Finding Dory
I put off watching this movie because I remember how deeply affected I was by Finding Nemo. I needed to pick a good mental-health day in which I could come home with time and head-space to process. You know, just in case.
Without saying much more, let me say this: it’s a good thing I planned ahead, and I’m really glad I saw the movie. It spoke to me on multiple levels, and it said things that I believe really need to be said to a wider group than just me.
Early in the film Dory, who knows she suffers from short-term memory loss, is desperately trying to recapture an important thought. She says to herself, while pounding fin against her head, “Dory, stop being so Dory.”
It was poignant, and beautiful, and ugly, and true. Her name is the epithet she uses to describe what she hates about herself, and in that awful moment she’s not actually wrong. Broken, but not wrong.

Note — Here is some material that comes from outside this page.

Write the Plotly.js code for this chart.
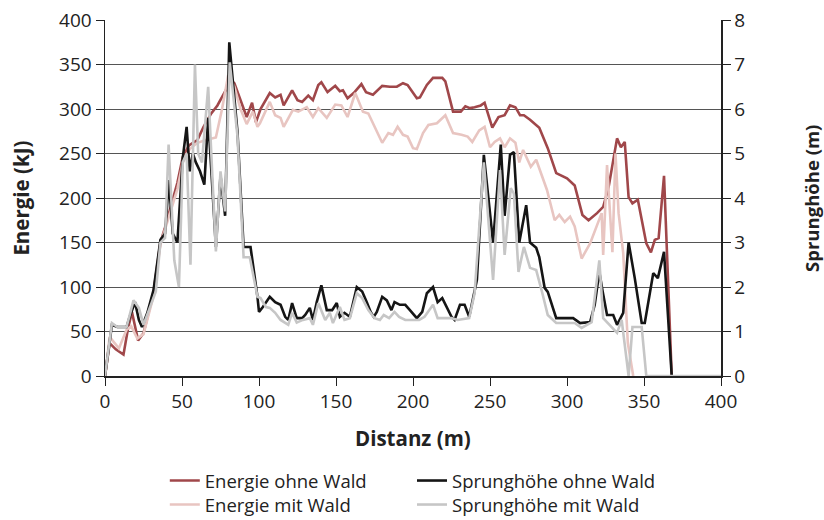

It’s that thing many of us say to ourselves all the time.
For me, the film was operating on a much deeper level than I think it will for the kids. Like the best art, it has lots of levels, and rather than “having something for everybody,” like a grab-bag of directorial indecision, the many somethings operate simultaneously, in parallel. If you miss a layer because you’re wrapped up in a different layer, you’ll still enjoy the film. Also, you get to watch it again, and maybe get to see a completely different movie.
Finding Dory enters my list at #3, clearing the Threshold of Awesome.
By the way, the short that aired before it, “Piper,” is delightful, and is one of my favorite Pixar short films. No dialog, but plenty of story.